→ **Required work**: Restate the listing that follows word for word, without its pictures.

→ **Information provided**:

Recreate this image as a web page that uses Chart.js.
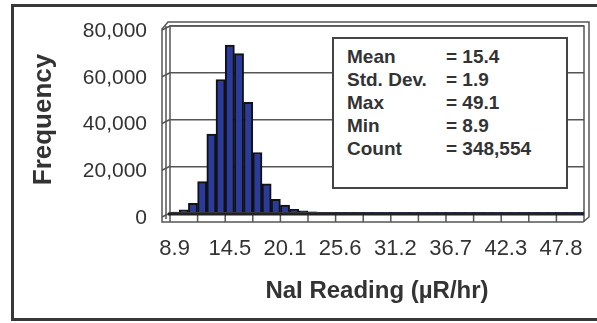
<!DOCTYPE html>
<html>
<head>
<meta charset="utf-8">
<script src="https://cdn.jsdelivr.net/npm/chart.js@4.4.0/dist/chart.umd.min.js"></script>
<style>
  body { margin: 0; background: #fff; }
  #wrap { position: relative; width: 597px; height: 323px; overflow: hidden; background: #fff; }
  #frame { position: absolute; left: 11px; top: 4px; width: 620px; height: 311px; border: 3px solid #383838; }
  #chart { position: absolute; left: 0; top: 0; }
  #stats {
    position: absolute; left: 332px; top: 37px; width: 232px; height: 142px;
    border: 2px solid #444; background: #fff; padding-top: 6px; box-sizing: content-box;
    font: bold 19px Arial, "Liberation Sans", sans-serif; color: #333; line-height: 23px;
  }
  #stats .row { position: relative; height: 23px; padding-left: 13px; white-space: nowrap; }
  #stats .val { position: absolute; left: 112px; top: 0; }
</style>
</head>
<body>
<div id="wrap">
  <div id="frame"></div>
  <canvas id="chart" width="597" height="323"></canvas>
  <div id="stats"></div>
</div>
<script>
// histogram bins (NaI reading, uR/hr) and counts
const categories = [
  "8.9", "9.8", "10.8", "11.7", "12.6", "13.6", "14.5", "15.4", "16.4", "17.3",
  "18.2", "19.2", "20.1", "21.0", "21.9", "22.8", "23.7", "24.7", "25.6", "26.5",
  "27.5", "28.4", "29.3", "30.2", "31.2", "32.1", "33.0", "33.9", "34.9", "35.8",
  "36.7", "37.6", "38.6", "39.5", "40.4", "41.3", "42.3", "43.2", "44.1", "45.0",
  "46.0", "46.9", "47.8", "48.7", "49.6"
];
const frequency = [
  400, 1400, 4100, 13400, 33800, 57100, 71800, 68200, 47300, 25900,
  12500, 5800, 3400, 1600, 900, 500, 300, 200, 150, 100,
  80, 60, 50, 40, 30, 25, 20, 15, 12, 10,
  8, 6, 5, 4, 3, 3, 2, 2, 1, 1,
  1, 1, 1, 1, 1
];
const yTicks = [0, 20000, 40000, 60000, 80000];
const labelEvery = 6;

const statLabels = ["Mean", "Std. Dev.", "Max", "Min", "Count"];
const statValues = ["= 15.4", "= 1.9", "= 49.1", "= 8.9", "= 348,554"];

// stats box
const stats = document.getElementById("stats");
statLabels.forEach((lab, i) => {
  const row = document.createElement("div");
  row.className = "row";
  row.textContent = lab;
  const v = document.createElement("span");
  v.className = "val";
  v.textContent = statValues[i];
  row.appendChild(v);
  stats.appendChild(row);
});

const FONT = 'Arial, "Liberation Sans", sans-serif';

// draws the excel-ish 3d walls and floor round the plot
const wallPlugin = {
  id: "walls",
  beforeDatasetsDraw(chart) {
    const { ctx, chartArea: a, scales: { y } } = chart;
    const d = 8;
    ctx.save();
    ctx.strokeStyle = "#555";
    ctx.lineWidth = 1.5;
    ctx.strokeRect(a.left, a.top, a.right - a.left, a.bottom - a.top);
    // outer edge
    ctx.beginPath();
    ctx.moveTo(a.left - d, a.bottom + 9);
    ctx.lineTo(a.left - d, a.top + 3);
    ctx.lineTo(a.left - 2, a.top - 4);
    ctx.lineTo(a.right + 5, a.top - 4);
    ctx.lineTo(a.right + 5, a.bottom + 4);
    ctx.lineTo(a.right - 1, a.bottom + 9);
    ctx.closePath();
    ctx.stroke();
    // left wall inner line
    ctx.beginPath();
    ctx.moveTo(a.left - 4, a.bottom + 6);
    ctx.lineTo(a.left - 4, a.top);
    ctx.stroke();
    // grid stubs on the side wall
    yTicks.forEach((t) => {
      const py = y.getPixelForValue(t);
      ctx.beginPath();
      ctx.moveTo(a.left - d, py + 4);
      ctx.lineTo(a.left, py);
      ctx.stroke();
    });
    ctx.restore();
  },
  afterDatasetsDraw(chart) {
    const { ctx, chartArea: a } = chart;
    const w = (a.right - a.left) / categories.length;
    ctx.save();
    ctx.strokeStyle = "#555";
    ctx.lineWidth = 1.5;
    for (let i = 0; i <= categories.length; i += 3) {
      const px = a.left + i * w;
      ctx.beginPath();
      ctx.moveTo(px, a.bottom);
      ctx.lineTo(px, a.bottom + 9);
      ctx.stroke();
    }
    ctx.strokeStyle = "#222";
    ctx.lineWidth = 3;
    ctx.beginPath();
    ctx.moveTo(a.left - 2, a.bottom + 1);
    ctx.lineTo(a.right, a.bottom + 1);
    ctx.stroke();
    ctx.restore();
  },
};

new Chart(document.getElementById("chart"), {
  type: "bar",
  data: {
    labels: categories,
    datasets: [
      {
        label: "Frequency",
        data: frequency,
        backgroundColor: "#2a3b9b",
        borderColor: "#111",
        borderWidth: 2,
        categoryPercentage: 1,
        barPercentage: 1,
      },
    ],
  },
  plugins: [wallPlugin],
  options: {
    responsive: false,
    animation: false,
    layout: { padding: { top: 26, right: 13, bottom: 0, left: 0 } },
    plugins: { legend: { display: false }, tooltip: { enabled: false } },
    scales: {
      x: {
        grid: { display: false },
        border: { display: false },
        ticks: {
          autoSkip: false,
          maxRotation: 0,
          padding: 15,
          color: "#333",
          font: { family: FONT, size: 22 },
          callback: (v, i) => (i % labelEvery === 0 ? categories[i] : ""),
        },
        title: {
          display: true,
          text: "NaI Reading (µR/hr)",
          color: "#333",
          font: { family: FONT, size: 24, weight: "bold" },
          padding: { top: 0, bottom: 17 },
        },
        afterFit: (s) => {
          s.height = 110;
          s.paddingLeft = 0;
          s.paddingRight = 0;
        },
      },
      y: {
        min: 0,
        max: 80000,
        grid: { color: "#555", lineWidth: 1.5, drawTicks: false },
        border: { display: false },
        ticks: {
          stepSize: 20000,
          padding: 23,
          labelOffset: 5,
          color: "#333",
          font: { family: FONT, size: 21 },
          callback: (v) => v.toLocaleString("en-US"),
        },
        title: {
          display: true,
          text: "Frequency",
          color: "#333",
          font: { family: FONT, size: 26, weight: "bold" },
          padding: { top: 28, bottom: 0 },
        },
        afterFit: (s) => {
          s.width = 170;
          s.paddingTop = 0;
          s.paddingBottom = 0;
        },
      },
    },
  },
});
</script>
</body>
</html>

→ **Task output**:
Recreate this image as a web page that uses Chart.js.
<!DOCTYPE html>
<html>
<head>
<meta charset="utf-8">
<script src="https://cdn.jsdelivr.net/npm/chart.js@4.4.0/dist/chart.umd.min.js"></script>
<style>
  body { margin: 0; background: #fff; }
  #wrap { position: relative; width: 597px; height: 323px; overflow: hidden; background: #fff; }
  #frame { position: absolute; left: 11px; top: 4px; width: 620px; height: 311px; border: 3px solid #383838; }
  #chart { position: absolute; left: 0; top: 0; }
  #stats {
    position: absolute; left: 332px; top: 37px; width: 232px; height: 142px;
    border: 2px solid #444; background: #fff; padding-top: 6px; box-sizing: content-box;
    font: bold 19px Arial, "Liberation Sans", sans-serif; color: #333; line-height: 23px;
  }
  #stats .row { position: relative; height: 23px; padding-left: 13px; white-space: nowrap; }
  #stats .val { position: absolute; left: 112px; top: 0; }
</style>
</head>
<body>
<div id="wrap">
  <div id="frame"></div>
  <canvas id="chart" width="597" height="323"></canvas>
  <div id="stats"></div>
</div>
<script>
// histogram bins (NaI reading, uR/hr) and counts
const categories = [
  "8.9", "9.8", "10.8", "11.7", "12.6", "13.6", "14.5", "15.4", "16.4", "17.3",
  "18.2", "19.2", "20.1", "21.0", "21.9", "22.8", "23.7", "24.7", "25.6", "26.5",
  "27.5", "28.4", "29.3", "30.2", "31.2", "32.1", "33.0", "33.9", "34.9", "35.8",
  "36.7", "37.6", "38.6", "39.5", "40.4", "41.3", "42.3", "43.2", "44.1", "45.0",
  "46.0", "46.9", "47.8", "48.7", "49.6"
];
const frequency = [
  400, 1400, 4100, 13400, 33800, 57100, 71800, 68200, 47300, 25900,
  12500, 5800, 3400, 1600, 900, 500, 300, 200, 150, 100,
  80, 60, 50, 40, 30, 25, 20, 15, 12, 10,
  8, 6, 5, 4, 3, 3, 2, 2, 1, 1,
  1, 1, 1, 1, 1
];
const yTicks = [0, 20000, 40000, 60000, 80000];
const labelEvery = 6;

const statLabels = ["Mean", "Std. Dev.", "Max", "Min", "Count"];
const statValues = ["= 15.4", "= 1.9", "= 49.1", "= 8.9", "= 348,554"];

// stats box
const stats = document.getElementById("stats");
statLabels.forEach((lab, i) => {
  const row = document.createElement("div");
  row.className = "row";
  row.textContent = lab;
  const v = document.createElement("span");
  v.className = "val";
  v.textContent = statValues[i];
  row.appendChild(v);
  stats.appendChild(row);
});

const FONT = 'Arial, "Liberation Sans", sans-serif';

// draws the excel-ish 3d walls and floor round the plot
const wallPlugin = {
  id: "walls",
  beforeDatasetsDraw(chart) {
    const { ctx, chartArea: a, scales: { y } } = chart;
    const d = 8;
    ctx.save();
    ctx.strokeStyle = "#555";
    ctx.lineWidth = 1.5;
    ctx.strokeRect(a.left, a.top, a.right - a.left, a.bottom - a.top);
    // outer edge
    ctx.beginPath();
    ctx.moveTo(a.left - d, a.bottom + 9);
    ctx.lineTo(a.left - d, a.top + 3);
    ctx.lineTo(a.left - 2, a.top - 4);
    ctx.lineTo(a.right + 5, a.top - 4);
    ctx.lineTo(a.right + 5, a.bottom + 4);
    ctx.lineTo(a.right - 1, a.bottom + 9);
    ctx.closePath();
    ctx.stroke();
    // left wall inner line
    ctx.beginPath();
    ctx.moveTo(a.left - 4, a.bottom + 6);
    ctx.lineTo(a.left - 4, a.top);
    ctx.stroke();
    // grid stubs on the side wall
    yTicks.forEach((t) => {
      const py = y.getPixelForValue(t);
      ctx.beginPath();
      ctx.moveTo(a.left - d, py + 4);
      ctx.lineTo(a.left, py);
      ctx.stroke();
    });
    ctx.restore();
  },
  afterDatasetsDraw(chart) {
    const { ctx, chartArea: a } = chart;
    const w = (a.right - a.left) / categories.length;
    ctx.save();
    ctx.strokeStyle = "#555";
    ctx.lineWidth = 1.5;
    for (let i = 0; i <= categories.length; i += 3) {
      const px = a.left + i * w;
      ctx.beginPath();
      ctx.moveTo(px, a.bottom);
      ctx.lineTo(px, a.bottom + 9);
      ctx.stroke();
    }
    ctx.strokeStyle = "#222";
    ctx.lineWidth = 3;
    ctx.beginPath();
    ctx.moveTo(a.left - 2, a.bottom + 1);
    ctx.lineTo(a.right, a.bottom + 1);
    ctx.stroke();
    ctx.restore();
  },
};

new Chart(document.getElementById("chart"), {
  type: "bar",
  data: {
    labels: categories,
    datasets: [
      {
        label: "Frequency",
        data: frequency,
        backgroundColor: "#2a3b9b",
        borderColor: "#111",
        borderWidth: 2,
        categoryPercentage: 1,
        barPercentage: 1,
      },
    ],
  },
  plugins: [wallPlugin],
  options: {
    responsive: false,
    animation: false,
    layout: { padding: { top: 26, right: 13, bottom: 0, left: 0 } },
    plugins: { legend: { display: false }, tooltip: { enabled: false } },
    scales: {
      x: {
        grid: { display: false },
        border: { display: false },
        ticks: {
          autoSkip: false,
          maxRotation: 0,
          padding: 15,
          color: "#333",
          font: { family: FONT, size: 22 },
          callback: (v, i) => (i % labelEvery === 0 ? categories[i] : ""),
        },
        title: {
          display: true,
          text: "NaI Reading (µR/hr)",
          color: "#333",
          font: { family: FONT, size: 24, weight: "bold" },
          padding: { top: 0, bottom: 17 },
        },
        afterFit: (s) => {
          s.height = 110;
          s.paddingLeft = 0;
          s.paddingRight = 0;
        },
      },
      y: {
        min: 0,
        max: 80000,
        grid: { color: "#555", lineWidth: 1.5, drawTicks: false },
        border: { display: false },
        ticks: {
          stepSize: 20000,
          padding: 23,
          labelOffset: 5,
          color: "#333",
          font: { family: FONT, size: 21 },
          callback: (v) => v.toLocaleString("en-US"),
        },
        title: {
          display: true,
          text: "Frequency",
          color: "#333",
          font: { family: FONT, size: 26, weight: "bold" },
          padding: { top: 28, bottom: 0 },
        },
        afterFit: (s) => {
          s.width = 170;
          s.paddingTop = 0;
          s.paddingBottom = 0;
        },
      },
    },
  },
});
</script>
</body>
</html>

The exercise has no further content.